Sneha Anne Philip
Dr. Sneha Anne Philip, a medical resident, disappeared on September 10, 2001—the day before the 9/11 attacks. She lived near the World Trade Center. Whether she died in the attacks while helping victims or disappeared separately remains unknown.
Dr. Sneha Anne Philip, a 31-year-old internal medicine resident at Cabrini Medical Center, was last definitively seen on the evening of September 10, 2001. Security cameras at a Century 21 store in Lower Manhattan showed her shopping for bed linens and shoes at approximately 7:00 p.m. She never returned to the apartment she shared with her husband, Ron Lieberman, near the World Trade Center.
The next morning, September 11, the World Trade Center was attacked. Sneha's husband, who was at work at a hospital in the Bronx, was unable to reach her.
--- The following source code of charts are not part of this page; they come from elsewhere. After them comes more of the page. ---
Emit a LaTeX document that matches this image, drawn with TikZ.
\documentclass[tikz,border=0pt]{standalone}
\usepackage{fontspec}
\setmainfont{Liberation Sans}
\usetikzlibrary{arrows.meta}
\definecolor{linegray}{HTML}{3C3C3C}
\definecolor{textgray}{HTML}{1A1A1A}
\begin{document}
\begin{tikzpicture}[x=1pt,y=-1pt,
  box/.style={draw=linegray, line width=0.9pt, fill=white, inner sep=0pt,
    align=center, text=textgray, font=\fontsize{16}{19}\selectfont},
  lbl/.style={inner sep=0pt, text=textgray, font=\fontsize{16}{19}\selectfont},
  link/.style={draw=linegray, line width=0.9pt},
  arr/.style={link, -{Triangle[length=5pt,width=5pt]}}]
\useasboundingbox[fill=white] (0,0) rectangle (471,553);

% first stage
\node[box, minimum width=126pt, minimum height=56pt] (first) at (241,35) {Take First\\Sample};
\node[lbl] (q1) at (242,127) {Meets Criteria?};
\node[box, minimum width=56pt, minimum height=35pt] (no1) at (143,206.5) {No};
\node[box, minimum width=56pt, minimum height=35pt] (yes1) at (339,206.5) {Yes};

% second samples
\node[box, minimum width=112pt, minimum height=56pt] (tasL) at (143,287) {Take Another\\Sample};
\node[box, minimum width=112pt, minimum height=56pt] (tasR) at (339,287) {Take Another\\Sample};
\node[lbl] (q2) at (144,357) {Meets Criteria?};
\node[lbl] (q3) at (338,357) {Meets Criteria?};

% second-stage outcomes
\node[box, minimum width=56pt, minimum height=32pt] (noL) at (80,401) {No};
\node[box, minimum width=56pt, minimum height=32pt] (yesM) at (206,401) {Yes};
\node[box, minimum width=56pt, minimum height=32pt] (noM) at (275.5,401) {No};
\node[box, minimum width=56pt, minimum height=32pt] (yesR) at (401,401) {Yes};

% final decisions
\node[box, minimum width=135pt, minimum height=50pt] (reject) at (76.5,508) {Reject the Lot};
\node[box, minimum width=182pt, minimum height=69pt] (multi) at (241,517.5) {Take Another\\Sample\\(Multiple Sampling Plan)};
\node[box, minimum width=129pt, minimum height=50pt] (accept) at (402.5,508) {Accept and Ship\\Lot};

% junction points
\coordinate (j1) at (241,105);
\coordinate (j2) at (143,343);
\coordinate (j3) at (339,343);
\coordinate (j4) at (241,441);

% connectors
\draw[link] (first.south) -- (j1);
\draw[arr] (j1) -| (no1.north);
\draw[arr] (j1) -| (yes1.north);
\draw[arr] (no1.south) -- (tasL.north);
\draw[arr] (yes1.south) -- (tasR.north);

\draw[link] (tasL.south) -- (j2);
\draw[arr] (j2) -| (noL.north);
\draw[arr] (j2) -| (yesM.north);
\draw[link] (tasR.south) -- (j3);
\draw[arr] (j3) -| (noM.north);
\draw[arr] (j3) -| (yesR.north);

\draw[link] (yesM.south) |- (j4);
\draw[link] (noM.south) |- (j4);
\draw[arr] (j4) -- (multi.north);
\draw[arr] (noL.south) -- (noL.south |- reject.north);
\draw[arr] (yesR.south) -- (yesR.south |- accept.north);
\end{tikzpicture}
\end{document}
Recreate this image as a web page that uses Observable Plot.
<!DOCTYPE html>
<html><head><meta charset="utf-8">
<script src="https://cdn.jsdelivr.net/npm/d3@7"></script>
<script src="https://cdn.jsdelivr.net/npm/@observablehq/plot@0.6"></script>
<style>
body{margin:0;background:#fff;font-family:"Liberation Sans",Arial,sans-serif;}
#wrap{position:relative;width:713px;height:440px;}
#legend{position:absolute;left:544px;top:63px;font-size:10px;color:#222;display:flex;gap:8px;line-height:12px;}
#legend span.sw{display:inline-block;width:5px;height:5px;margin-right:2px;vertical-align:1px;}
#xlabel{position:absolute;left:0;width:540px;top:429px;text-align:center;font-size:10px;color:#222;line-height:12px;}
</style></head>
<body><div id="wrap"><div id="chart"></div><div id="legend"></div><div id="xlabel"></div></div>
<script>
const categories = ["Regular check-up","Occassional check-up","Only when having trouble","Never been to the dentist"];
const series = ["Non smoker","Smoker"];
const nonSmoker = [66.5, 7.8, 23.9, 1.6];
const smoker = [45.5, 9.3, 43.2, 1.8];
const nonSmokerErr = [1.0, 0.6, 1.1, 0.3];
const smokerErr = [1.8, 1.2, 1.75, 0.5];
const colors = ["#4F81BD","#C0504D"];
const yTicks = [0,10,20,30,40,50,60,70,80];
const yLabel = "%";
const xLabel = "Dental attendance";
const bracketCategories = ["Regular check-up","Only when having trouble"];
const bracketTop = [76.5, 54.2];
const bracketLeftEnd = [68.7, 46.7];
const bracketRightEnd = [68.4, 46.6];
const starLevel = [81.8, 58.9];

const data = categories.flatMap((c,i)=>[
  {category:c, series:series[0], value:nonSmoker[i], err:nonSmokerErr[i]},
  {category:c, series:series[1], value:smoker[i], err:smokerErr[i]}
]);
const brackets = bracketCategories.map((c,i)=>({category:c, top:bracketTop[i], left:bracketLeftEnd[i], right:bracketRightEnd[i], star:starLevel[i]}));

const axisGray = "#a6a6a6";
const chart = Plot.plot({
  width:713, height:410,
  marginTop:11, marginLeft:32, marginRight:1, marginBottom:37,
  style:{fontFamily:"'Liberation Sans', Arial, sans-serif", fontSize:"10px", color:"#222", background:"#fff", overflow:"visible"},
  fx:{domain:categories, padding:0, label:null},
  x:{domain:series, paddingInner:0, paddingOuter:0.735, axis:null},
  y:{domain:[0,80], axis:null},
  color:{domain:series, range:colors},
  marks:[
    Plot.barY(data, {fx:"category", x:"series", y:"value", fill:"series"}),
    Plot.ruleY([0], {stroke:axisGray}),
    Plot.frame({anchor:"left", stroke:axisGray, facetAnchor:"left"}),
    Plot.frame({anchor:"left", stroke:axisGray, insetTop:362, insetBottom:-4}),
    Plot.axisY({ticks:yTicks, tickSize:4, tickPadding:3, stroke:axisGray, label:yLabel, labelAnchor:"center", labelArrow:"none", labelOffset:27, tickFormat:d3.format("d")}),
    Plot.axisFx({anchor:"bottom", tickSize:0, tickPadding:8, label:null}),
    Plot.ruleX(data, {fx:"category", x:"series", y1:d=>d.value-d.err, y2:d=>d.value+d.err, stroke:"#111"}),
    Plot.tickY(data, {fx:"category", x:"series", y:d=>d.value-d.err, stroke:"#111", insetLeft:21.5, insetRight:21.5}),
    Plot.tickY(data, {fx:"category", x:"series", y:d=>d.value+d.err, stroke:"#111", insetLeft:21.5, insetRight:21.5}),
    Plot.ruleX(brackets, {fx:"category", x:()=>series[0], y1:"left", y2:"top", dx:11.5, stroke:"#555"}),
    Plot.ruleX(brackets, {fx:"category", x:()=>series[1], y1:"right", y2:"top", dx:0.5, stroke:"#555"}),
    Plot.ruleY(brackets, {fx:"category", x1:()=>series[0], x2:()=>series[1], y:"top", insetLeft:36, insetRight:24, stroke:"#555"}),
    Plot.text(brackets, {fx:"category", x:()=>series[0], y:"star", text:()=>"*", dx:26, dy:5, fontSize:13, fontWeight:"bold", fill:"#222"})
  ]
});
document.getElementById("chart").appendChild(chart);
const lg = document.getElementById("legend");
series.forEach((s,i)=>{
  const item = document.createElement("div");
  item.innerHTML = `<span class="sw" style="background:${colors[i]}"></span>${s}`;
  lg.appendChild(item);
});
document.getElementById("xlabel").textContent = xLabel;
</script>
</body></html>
When she did not surface in the days that followed, the question became whether she had died in the attacks—perhaps as a bystander or a physician who ran toward the towers to help—or whether she had disappeared for other reasons before the attacks occurred.
The investigation revealed complexities in Sneha's life. She had been suspended from Cabrini for alleged alcohol use at work and was facing a professional hearing. Her marriage was described as troubled. There was evidence suggesting she led a private social life that her husband was not fully aware of. Some investigators believed she may have met with foul play the night of September 10.
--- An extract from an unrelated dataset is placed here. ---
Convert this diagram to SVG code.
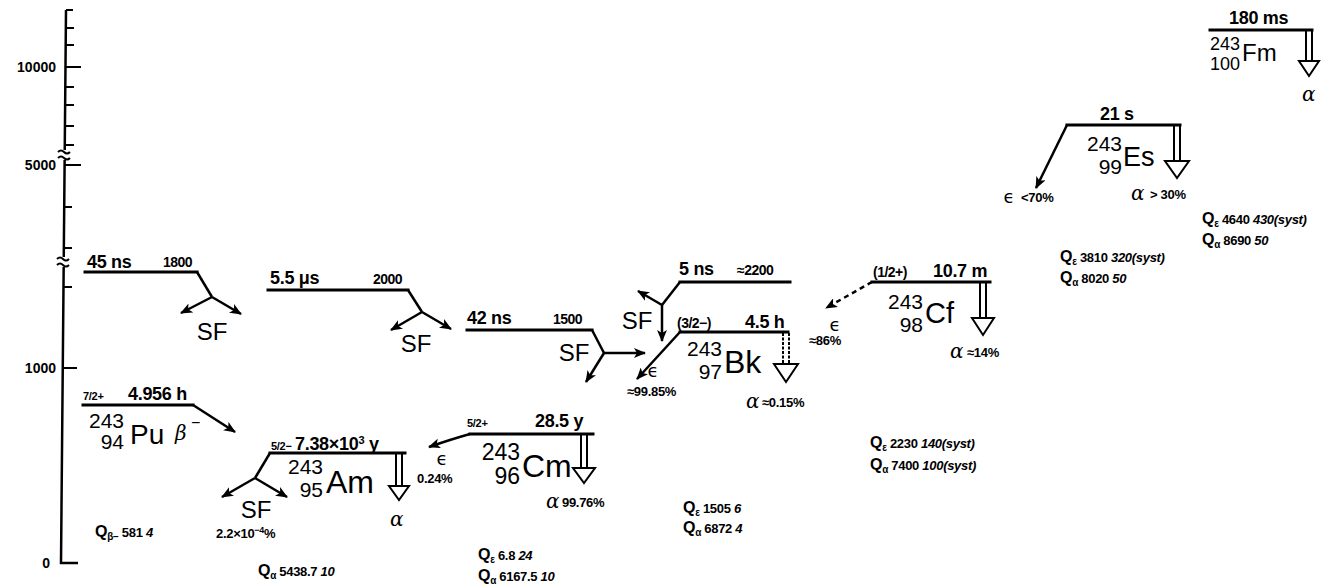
<svg xmlns="http://www.w3.org/2000/svg" width="1334" height="588" viewBox="0 0 1334 588">
<style>
text{font-family:"Liberation Sans",Arial,sans-serif;fill:#000}
.lvl{fill:none;stroke:#000;stroke-width:3;stroke-linecap:square}
.ax{fill:none;stroke:#000;stroke-width:2.5}
.tk{fill:none;stroke:#000;stroke-width:2}
.dec{fill:none;stroke:#000;stroke-width:2.5;marker-end:url(#ah)}
.line{fill:none;stroke:#000;stroke-width:2.5}
.dash{fill:none;stroke:#000;stroke-width:2.5;stroke-dasharray:5 4;marker-end:url(#ah)}
.al{fill:none;stroke:#000;stroke-width:2}
.alh{fill:#fff;stroke:#000;stroke-width:2;stroke-linejoin:miter}
.axl{font-size:14px;font-weight:bold;text-anchor:end}
.hl{font-size:18px;font-weight:bold;letter-spacing:-0.3px}
.en{font-size:14px;font-weight:bold;letter-spacing:-0.5px}
.sp{font-size:11px;font-weight:bold;letter-spacing:-0.3px}
.mass{text-anchor:end}
.sf{font-size:24px;text-anchor:middle}
.gk{font-family:"DejaVu Serif","Liberation Serif",serif;font-style:italic;font-size:20px}
.eps{font-family:"DejaVu Sans",sans-serif;font-size:18px;text-anchor:middle}
.pc{font-size:13px;font-weight:bold;letter-spacing:-0.3px}
.q{font-size:13px;font-weight:bold;letter-spacing:-0.3px}
.qq{font-size:16px;font-weight:bold}
.qs{font-size:10px;font-weight:bold}
.u{font-style:italic}
</style>
<defs>
<marker id="ah" viewBox="0 0 12 10" refX="11" refY="5" markerWidth="12" markerHeight="10" orient="auto" markerUnits="userSpaceOnUse"><path d="M0,0 L12,5 L0,10 L3,5 z" fill="#000"/></marker>
</defs>

<g id="axis">
<path class="ax" d="M66,10 L61,563 L78,563"/>
<path class="tk" d="M66,10 H73 M66,28 H74 M65,45 H74 M65,67 H81 M65,87 H74 M65,105 H74 M65,126 H74 M65,145 H74 M64,165 H81 M64,207 H72 M64,248 H72 M63,287 H72 M63,368 H77"/>
<path fill="#fff" stroke="none" d="M58,150 H70 V160 H58 Z M57,257 H69 V267 H57 Z"/>
<path class="tk" stroke-width="1.5" d="M58,152 q3,-3 6,0 t6,0 M58,158 q3,-3 6,0 t6,0 M57,259 q3,-3 6,0 t6,0 M57,265 q3,-3 6,0 t6,0"/>
<text class="axl" x="56" y="72">10000</text>
<text class="axl" x="56" y="170">5000</text>
<text class="axl" x="56" y="373">1000</text>
<text class="axl" x="50" y="568">0</text>
</g>

<g id="pu243-fi">
<path class="lvl" d="M85,272 H197"/>
<text class="hl" x="87" y="268">45 ns</text>
<text class="en" x="163" y="267">1800</text>
<text class="sf" x="212" y="340">SF</text>
</g>

<g id="pu243">
<path class="lvl" d="M83,405 H193"/>
<text class="sp" x="83" y="400">7/2+</text>
<text class="hl" x="128" y="400">4.956 h</text>
<text class="mass" x="124" y="428" font-size="21">243</text>
<text class="mass" x="124" y="449" font-size="21">94</text>
<text x="130" y="444" font-size="28">Pu</text>
<text class="gk" x="175" y="440" font-size="24">β</text>
<text x="191" y="428" font-size="16">−</text>
<text class="q" x="95" y="537"><tspan class="qq">Q</tspan><tspan class="qs" dy="3">β−</tspan><tspan dy="-3"> 581 </tspan><tspan class="u">4</tspan></text>
</g>

<g id="am243-fi1">
<path class="lvl" d="M268,290 H408"/>
<text class="hl" x="270" y="284">5.5 μs</text>
<text class="en" x="373" y="284">2000</text>
<text class="sf" x="416" y="352">SF</text>
</g>

<g id="am243-fi2">
<path class="lvl" d="M467,330 H592"/>
<text class="hl" x="467" y="324">42 ns</text>
<text class="en" x="553" y="324">1500</text>
<text class="sf" x="574" y="361">SF</text>
</g>

<g id="am243">
<path class="lvl" d="M270,453 H405"/>
<text class="sp" x="271" y="450" font-size="10">5/2−</text>
<text class="hl" x="295" y="450" font-size="17">7.38×10<tspan font-size="11" dy="-6">3</tspan><tspan dy="6"> y</tspan></text>
<text class="mass" x="323" y="474" font-size="21">243</text>
<text class="mass" x="323" y="497" font-size="21">95</text>
<text x="326" y="493" font-size="32">Am</text>
<text class="sf" x="256" y="518">SF</text>
<text class="pc" x="216" y="538">2.2×10<tspan font-size="9" dy="-5">−4</tspan><tspan dy="5">%</tspan></text>
<path class="al" d="M396,454 V486 M402,454 V486"/>
<path class="alh" d="M389,486 H409 L399,500 Z"/>
<text class="gk" x="390" y="526">α</text>
<text class="q" x="258" y="576"><tspan class="qq">Q</tspan><tspan class="qs" dy="3">α</tspan><tspan dy="-3"> 5438.7 </tspan><tspan class="u">10</tspan></text>
</g>

<g id="cm243">
<path class="lvl" d="M470,434 H593"/>
<text class="sp" x="467" y="427" font-size="13">5/2+</text>
<text class="hl" x="535" y="427">28.5 y</text>
<text class="mass" x="520" y="460" font-size="23">243</text>
<text class="mass" x="520" y="484" font-size="23">96</text>
<text x="522" y="477" font-size="32">Cm</text>
<text class="eps" x="442" y="465">ϵ</text>
<text class="pc" x="417" y="483">0.24%</text>
<path class="al" d="M581,435 V468 M587,435 V468"/>
<path class="alh" d="M573,468 H595 L584,483 Z"/>
<text class="gk" x="546" y="508">α</text>
<text class="pc" x="562" y="507">99.76%</text>
<text class="q" x="478" y="560"><tspan class="qq">Q</tspan><tspan class="qs" dy="3">ε</tspan><tspan dy="-3"> 6.8 </tspan><tspan class="u">24</tspan></text>
<text class="q" x="478" y="581"><tspan class="qq">Q</tspan><tspan class="qs" dy="3">α</tspan><tspan dy="-3"> 6167.5 </tspan><tspan class="u">10</tspan></text>
</g>

<g id="bk243-fi">
<path class="lvl" d="M680,282 H790"/>
<text class="hl" x="679" y="275">5 ns</text>
<text class="en" x="737" y="275">≈2200</text>
<text class="sf" x="637" y="329">SF</text>
</g>

<g id="bk243">
<path class="lvl" d="M680,332 H788"/>
<text class="en" x="677" y="328">(3/2−)</text>
<text class="hl" x="745" y="328">4.5 h</text>
<text class="mass" x="722" y="356" font-size="21">243</text>
<text class="mass" x="722" y="379" font-size="21">97</text>
<text x="724" y="373" font-size="32">Bk</text>
<text class="eps" x="653" y="377">ϵ</text>
<text class="pc" x="627" y="396">≈99.85%</text>
<path class="al" d="M783,333 V364 M789,333 V364" stroke-dasharray="3 1.5"/>
<path class="alh" d="M774,364 H798 L786,382 Z"/>
<text class="gk" x="746" y="408">α</text>
<text class="pc" x="762" y="407">≈0.15%</text>
<text class="q" x="683" y="513"><tspan class="qq">Q</tspan><tspan class="qs" dy="3">ε</tspan><tspan dy="-3"> 1505 </tspan><tspan class="u">6</tspan></text>
<text class="q" x="683" y="533"><tspan class="qq">Q</tspan><tspan class="qs" dy="3">α</tspan><tspan dy="-3"> 6872 </tspan><tspan class="u">4</tspan></text>
</g>

<g id="cf243">
<path class="lvl" d="M872,282 H990"/>
<text class="en" x="873" y="277" font-size="15">(1/2+)</text>
<text class="hl" x="933" y="277">10.7 m</text>
<text class="mass" x="923" y="309" font-size="21">243</text>
<text class="mass" x="923" y="332" font-size="21">98</text>
<text x="925" y="323" font-size="29">Cf</text>
<text class="eps" x="835" y="331">ϵ</text>
<text class="pc" x="809" y="345" font-size="11">≈86%</text>
<path class="al" d="M980,283 V318 M986,283 V318"/>
<path class="alh" d="M972,318 H994 L983,335 Z"/>
<text class="gk" x="950" y="358">α</text>
<text class="pc" x="967" y="357">≈14%</text>
<text class="q" x="870" y="448"><tspan class="qq">Q</tspan><tspan class="qs" dy="3">ε</tspan><tspan dy="-3"> 2230 </tspan><tspan class="u">140(syst)</tspan></text>
<text class="q" x="870" y="470"><tspan class="qq">Q</tspan><tspan class="qs" dy="3">α</tspan><tspan dy="-3"> 7400 </tspan><tspan class="u">100(syst)</tspan></text>
</g>

<g id="es243">
<path class="lvl" d="M1067,125 H1180"/>
<text class="hl" x="1100" y="120" font-size="19">21 s</text>
<text class="mass" x="1122" y="151" font-size="21">243</text>
<text class="mass" x="1122" y="174" font-size="21">99</text>
<text x="1123" y="166" font-size="27">Es</text>
<path class="al" d="M1174,126 V161 M1180,126 V161"/>
<path class="alh" d="M1165,161 H1189 L1177,178 Z"/>
<text class="eps" x="1009" y="203" font-size="17">ϵ</text>
<text class="pc" x="1021" y="202">&lt;70%</text>
<text class="gk" x="1131" y="200">α</text>
<text class="pc" x="1150" y="199">&gt; 30%</text>
<text class="q" x="1060" y="262"><tspan class="qq">Q</tspan><tspan class="qs" dy="3">ε</tspan><tspan dy="-3"> 3810 </tspan><tspan class="u">320(syst)</tspan></text>
<text class="q" x="1060" y="283"><tspan class="qq">Q</tspan><tspan class="qs" dy="3">α</tspan><tspan dy="-3"> 8020 </tspan><tspan class="u">50</tspan></text>
<text class="q" x="1202" y="224"><tspan class="qq">Q</tspan><tspan class="qs" dy="3">ε</tspan><tspan dy="-3"> 4640 </tspan><tspan class="u">430(syst)</tspan></text>
<text class="q" x="1202" y="245"><tspan class="qq">Q</tspan><tspan class="qs" dy="3">α</tspan><tspan dy="-3"> 8690 </tspan><tspan class="u">50</tspan></text>
</g>

<g id="fm243">
<path class="lvl" d="M1210,30 H1312"/>
<text class="hl" x="1229" y="24" font-size="17">180 ms</text>
<text class="mass" x="1240" y="50" font-size="18">243</text>
<text class="mass" x="1240" y="70" font-size="18">100</text>
<text x="1242" y="61" font-size="24">Fm</text>
<path class="al" d="M1306,31 V61 M1312,31 V61"/>
<path class="alh" d="M1299,61 H1319 L1309,76 Z"/>
<text class="gk" x="1302" y="101">α</text>
</g>

<g id="connectors">
<path class="line" d="M197,272 L212,297"/>
<path class="dec" d="M212,297 L181,313"/>
<path class="dec" d="M212,297 L241,314"/>
<path class="dec" d="M193,405 L235,432"/>
<path class="line" d="M408,290 L422,312"/>
<path class="dec" d="M422,312 L391,330"/>
<path class="dec" d="M422,312 L451,329"/>
<path class="line" d="M592,330 L604,353"/>
<path class="dec" d="M604,353 H645"/>
<path class="dec" d="M604,353 L586,382"/>
<path class="line" d="M270,453 L255,478"/>
<path class="dec" d="M255,478 L222,497"/>
<path class="dec" d="M255,478 L287,497"/>
<path class="dec" d="M470,434 Q452,439 429,447"/>
<path class="line" d="M680,282 L662,305"/>
<path class="dec" d="M662,305 L638,291"/>
<path class="dec" d="M662,305 V341"/>
<path class="dec" d="M680,332 L637,379"/>
<path class="dash" d="M872,282 L826,308"/>
<path class="dec" d="M1067,125 L1036,188"/>
</g>
</svg>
A protracted legal battle ensued over whether Sneha should be listed among the 9/11 victims. An initial ruling excluded her, but in 2008 an appeals court reversed the decision, ruling she should be presumed to have died in the attacks. Her name is inscribed on the National September 11 Memorial. Whether Sneha died on September 11 helping at the World Trade Center or met a different fate the night before remains one of the most unusual unsolved cases associated with 9/11.